Insurgents Plan ‘Massive Attacks’ in Nigeria, Minister Says

(Bloomberg) -- Nigeria’s government has evidence that Boko Haram Islamist militants as well as armed bandits are planning to carry out attacks across the nation ahead of elections next month, Information Minister Lai Mohammed said.

“We have credible intelligence that armed bandits and Boko Haram insurgents have been mobilized to engage in massive attacks and other acts of violence in several states across the country,” Mohammed said in an emailed statement Monday. He said at least 10 of Nigeria’s 36 states were targeted.

The U.S. warned Friday that Islamist militants are planning to disrupt next month’s elections with possible violent attacks.

Insurgents Plan ‘Massive Attacks’ in Nigeria, Minister Says

Mercenaries from neighboring Niger have been recruited to target top government officials “between now and the elections,” Mohammed said. He accused the opposition of orchestrating violence ahead of the vote, without naming any party.
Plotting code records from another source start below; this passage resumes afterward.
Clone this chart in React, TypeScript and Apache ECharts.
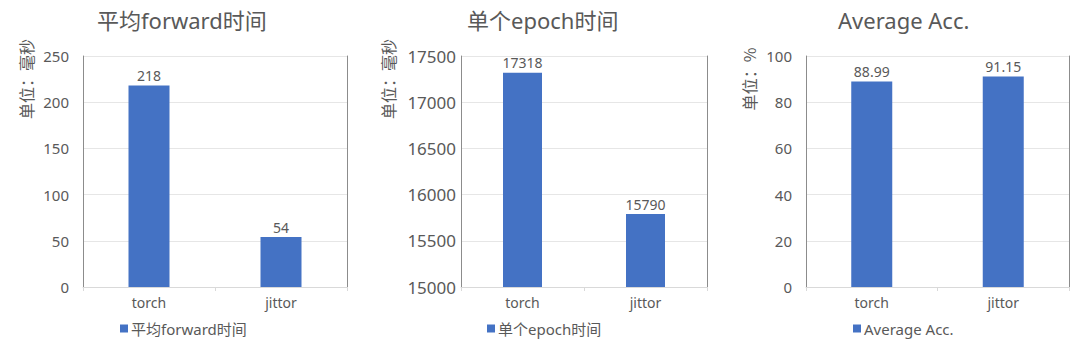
import React, { useEffect, useRef } from "react";
import * as echarts from "echarts";

// Categories shared by all three panels
const categories = ["torch", "jittor"];

// Panel values
const forwardTime = [218, 54];
const epochTime = [17318, 15790];
const averageAcc = [88.99, 91.15];

// Panel titles / series names
const titles = ["平均forward时间", "单个epoch时间", "Average Acc."];
const unitNames = ["单位：毫秒", "单位：毫秒", "单位：%"];

// Y-axis ranges [min, max, interval]
const yRanges = [
  [0, 250, 50],
  [15000, 17500, 500],
  [0, 100, 20],
];

const FONT = '"Noto Sans", "Noto Sans CJK SC", sans-serif';
const CJK = '"Noto Sans CJK SC", sans-serif';
const TEXT = "#595959";
const BAR = "#4472C4";

// Layout of each panel (pixels)
const panels = [
  { left: 83, right: 347, labelMargin: 14, barWidth: 41, titleLeft: 92, unitX: 26, legendLeft: 120, yFont: 15 },
  { left: 461, right: 707, labelMargin: 5, barWidth: 39, titleLeft: 462, unitX: 388, legendLeft: 487, yFont: 17 },
  { left: 806, right: 1069, labelMargin: 14, barWidth: 41, titleLeft: 833, unitX: 749, legendLeft: 853, yFont: 15 },
];

const seriesData = [forwardTime, epochTime, averageAcc];

export default function App() {
  const ref = useRef<HTMLDivElement>(null);

  useEffect(() => {
    document.body.style.margin = "0";
    const chart = echarts.init(ref.current!, null, { renderer: "svg" });

    const grid = panels.map((p) => ({
      left: p.left,
      width: p.right - p.left,
      top: 56,
      bottom: 64,
    }));

    const xAxis = panels.map((p, i) => ({
      type: "category",
      gridIndex: i,
      data: categories,
      axisLine: { lineStyle: { color: "#d9d9d9" } },
      axisTick: { show: true, length: 4, lineStyle: { color: "#d9d9d9" } },
      axisLabel: { color: TEXT, fontSize: 14, fontFamily: FONT, margin: 8 },
    }));

    const yAxis: any[] = [];
    panels.forEach((p, i) => {
      const [min, max, interval] = yRanges[i];
      yAxis.push({
        type: "value",
        gridIndex: i,
        min,
        max,
        interval,
        axisLine: { show: true, lineStyle: { color: "#8c8c8c" } },
        axisTick: { show: false },
        axisLabel: {
          color: TEXT,
          fontSize: p.yFont,
          fontFamily: FONT,
          margin: p.labelMargin,
          formatter: (v: number) => String(v),
        },
        splitLine: { lineStyle: { color: "#e6e6e6" } },
      });
    });
    panels.forEach((p, i) => {
      const [min, max, interval] = yRanges[i];
      yAxis.push({
        type: "value",
        gridIndex: i,
        position: "right",
        min,
        max,
        interval,
        axisLine: { show: true, lineStyle: { color: "#8c8c8c" } },
        axisTick: { show: false },
        axisLabel: { show: false },
        splitLine: { show: false },
      });
    });

    const series = panels.map((p, i) => ({
      type: "bar",
      name: titles[i],
      xAxisIndex: i,
      yAxisIndex: i,
      data: seriesData[i],
      barWidth: p.barWidth,
      itemStyle: { color: BAR },
      label: {
        show: true,
        position: "top",
        distance: 3,
        color: TEXT,
        fontSize: 14,
        fontFamily: FONT,
      },
    }));

    const title = panels.map((p, i) => ({
      text: titles[i],
      left: p.titleLeft,
      top: 4,
      textStyle: { color: TEXT, fontSize: 22, fontWeight: "normal", fontFamily: FONT },
    }));

    const legend = panels.map((p, i) => ({
      data: [titles[i]],
      left: p.legendLeft,
      top: 321,
      padding: 0,
      icon: "rect",
      itemWidth: 8,
      itemHeight: 8,
      itemGap: 4,
      textStyle: { color: TEXT, fontSize: 15, fontFamily: FONT, padding: [0, 0, 0, -2] },
    }));

    const graphic = panels.map((p, i) => ({
      type: "text",
      x: p.unitX,
      y: 79,
      rotation: Math.PI / 2,
      style: {
        text: unitNames[i],
        fill: TEXT,
        fontSize: 16,
        fontFamily: CJK,
        textAlign: "center",
        textVerticalAlign: "middle",
      },
    }));

    chart.setOption({
      animation: false,
      backgroundColor: "#ffffff",
      title,
      legend,
      grid,
      xAxis,
      yAxis,
      series,
      graphic,
    } as any);

    return () => chart.dispose();
  }, []);

  return <div ref={ref} style={{ width: 1080, height: 351 }} />;
}
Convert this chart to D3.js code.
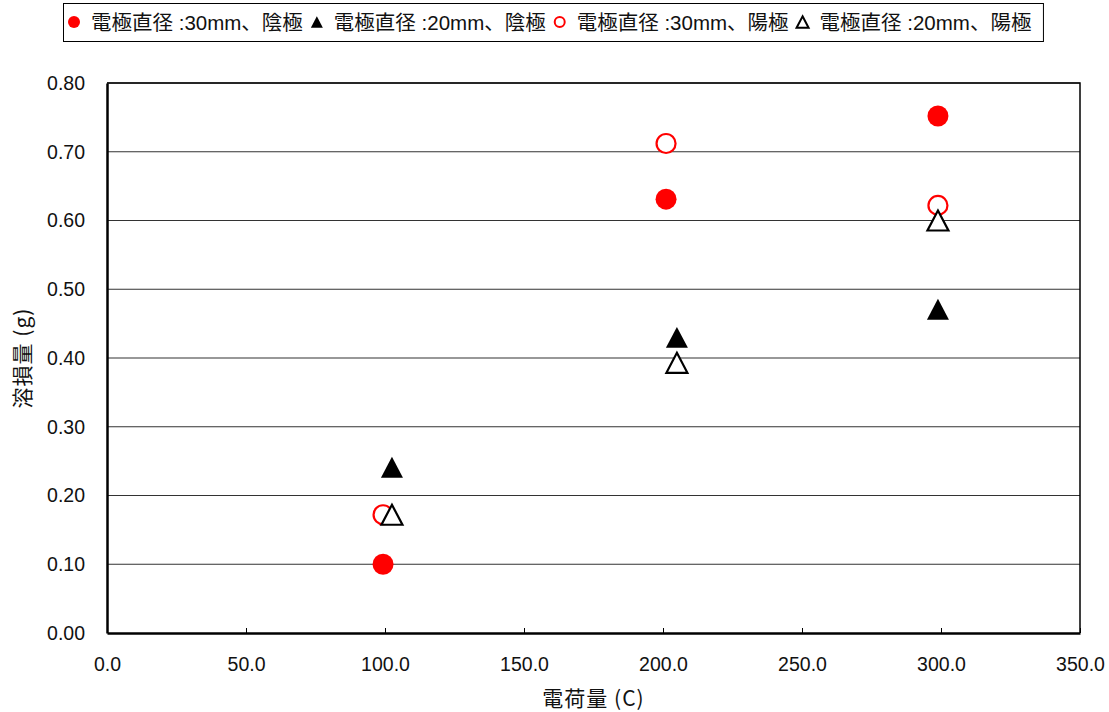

President Muhammadu Buhari, 76, is seeking a second four-year term in polls scheduled for Feb. 16 as the country is struggling to contain a decade-long militant campaign by Boko Haram in the northeast. Jihadists loyal to Boko Haram and the Islamic State have stepped up attacks in recent months as they seek to impose their version of Shariah law on Africa’s most populous nation.

“It is very likely that Boko Haram will take advantage of the distraction that the election provides to mount an offensive,” said Cheta Nwanze, head of research at Lagos-based risk advisory SBM Intelligence.

U.S Warning

The U.S. embassy in Abuja, the capital, warned on its website that militants are planning to attack “security and infrastructure as well as places of gathering such as markets, hotels and malls.” Similarly, the United Nations has advised staff in Nigeria to avoid crowded places and political gatherings.

The campaign to win the presidency in Africa’s biggest oil producer has become increasingly bitter. Buhari’s main challenger, Atiku Abubakar, a 72-year-old former vice president and wealthy businessman, has accused the president of being inept at running the economy of the continent’s most populous nation. Buhari’s camp has suggested Abubakar acquired his wealth corruptly.

Atiku’s Peoples Democratic Party rejected Mohammed’s claims Monday as “irresponsible and ludicrous” in an emailed statement and said Buhari should be held “directly responsible for any escalation of violence in our nation.”

“Based on the information available to us, it is clear that there will be violence in 2019 general elections,” SBM’s Nwanze said. “We fear that it will be of a greater magnitude than in 2011” when at least 600 people were killed.